Life and Casualty Insurance Company of Tennessee
- Industry: Life insurance
- Founded: 1903
- Founder: Andrew Mizell Burton
- Headquarters: Nashville, Tennessee

= Life and Casualty Insurance Company of Tennessee =

The Life and Casualty Insurance Company of Tennessee was a life insurance company based in Nashville, Tennessee, founded in 1903 by A. M. Burton (Andrew Mizell Burton), great-grandfather of singer Amy Grant.

Burton was a regional manager for the Western & Southern Life Insurance Company, based in Cincinnati, Ohio, when it decided to discontinue operating in Tennessee. Burton was going to be discharged, but according to company lore, was told by his superior, "If you're the man that I think that you are, you'll start your own company," and he did so.

For many years, the firm sold a mixture of "industrial life insurance" policies, with small face amounts and costing low premiums, to working-class individuals and small farmers and "ordinary life" policies for middle class and affluent persons. Much of this business was sold on the "debit" or "home service" plan, where usually the agent who sold the policy initially personally called on the client to collect the premiums when they became due.

In 1957 the company occupied its new home office, the 31-story Life & Casualty Tower, located at 4th Avenue North and Church Street in downtown Nashville; the building was briefly the tallest one in the Southeast. The company was also known for its ownership of radio and television stations WLAC, properties it held until the 1970s.

In the mid-1960s, the company was sold to the American General Insurance Company of Texas, but its operations remained largely unchanged until the early 1980s. In 1968 the former Knights Life Insurance Company of Pittsburgh, Pennsylvania (then a part of American General Insurance) had its operations transferred from Pittsburgh to Nashville. When American General acquired longtime Nashville rival National Life and Accident Insurance Company in a hostile takeover it implemented plans to merge the two companies.

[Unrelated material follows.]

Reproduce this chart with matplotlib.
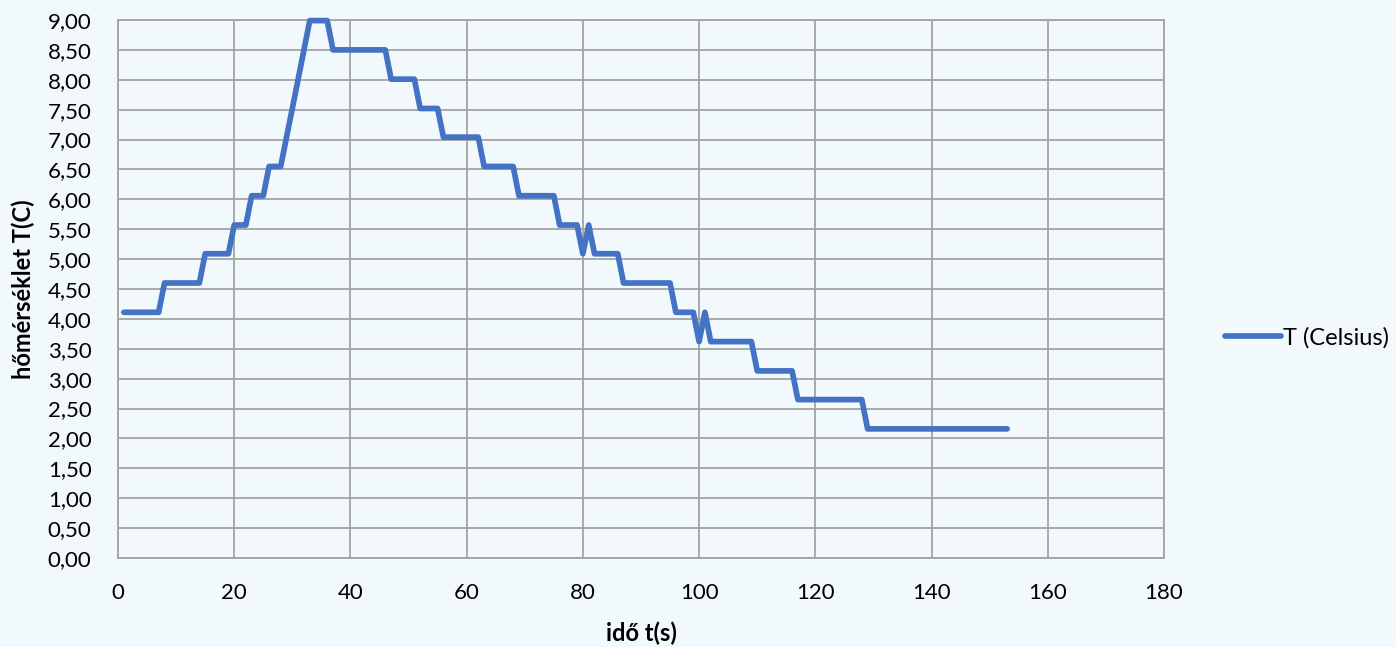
import matplotlib
matplotlib.use("Agg")
import matplotlib.pyplot as plt
from matplotlib.ticker import FuncFormatter, MultipleLocator

# Temperature reading once per second (seconds 1..153)
time_s = list(range(1, 154))
temp_c = (
    [4.11] * 7 + [4.60] * 7 + [5.09] * 5 + [5.57] * 3 + [6.06] * 3 + [6.55] * 3
    + [7.04, 7.52, 8.01, 8.50]
    + [8.99] * 4 + [8.50] * 10 + [8.01] * 5 + [7.52] * 4 + [7.04] * 7
    + [6.55] * 6 + [6.06] * 7 + [5.57] * 4 + [5.09, 5.57]
    + [5.09] * 5 + [4.60] * 9 + [4.11] * 4 + [3.62, 4.11]
    + [3.62] * 8 + [3.13] * 7 + [2.65] * 12 + [2.16] * 25
)
series_label = "T (Celsius)"
x_label = "idő t(s)"
y_label = "hőmérséklet T(C)"

BG = "#f2f9fc"
GRID = "#a3a3a3"
LINE = "#4472c4"
FONT = ["Lato", "DejaVu Sans"]

plt.rcParams["font.family"] = FONT

fig = plt.figure(figsize=(13.96, 6.47), dpi=100, facecolor=BG)
ax = fig.add_axes([118 / 1396, 89 / 647, 1046 / 1396, 538 / 647], facecolor=BG)

ax.plot(time_s, temp_c, color=LINE, lw=4.1, solid_capstyle="round",
        solid_joinstyle="round", clip_on=False, label=series_label, zorder=3)

ax.set_xlim(0, 180)
ax.set_ylim(0, 9)
ax.xaxis.set_major_locator(MultipleLocator(20))
ax.yaxis.set_major_locator(MultipleLocator(0.5))
ax.yaxis.set_major_formatter(FuncFormatter(lambda v, _: f"{v:.2f}".replace(".", ",")))

ax.grid(True, color=GRID, lw=1.3)
ax.set_axisbelow(True)
for side in ["left", "bottom", "top", "right"]:
    ax.spines[side].set_color(GRID)
    ax.spines[side].set_linewidth(1.3)

ax.tick_params(axis="both", length=0, labelsize=16, colors="black")
ax.tick_params(axis="y", pad=19)
ax.tick_params(axis="x", pad=18)

ax.set_xlabel(x_label, fontsize=17, fontweight="bold", labelpad=13)
ax.set_ylabel(y_label, fontsize=17, fontweight="bold", labelpad=9)

leg = ax.legend(loc="center left", bbox_to_anchor=(1.049, 0.41), frameon=False,
                fontsize=17, handlelength=2.4, handletextpad=0.05, borderaxespad=0)

fig.savefig("out.png", dpi=100, facecolor=BG)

By the end of the 1980s this had been largely accomplished, and the L&C Tower, still a Nashville landmark but no longer its tallest building, was sold to outside interests.

The company Burton founded went through a series of mergers and acquisitions which now form American General Life and Accident, now headquartered in the Nashville suburb of Brentwood, Tennessee as part of American International Group (AIG).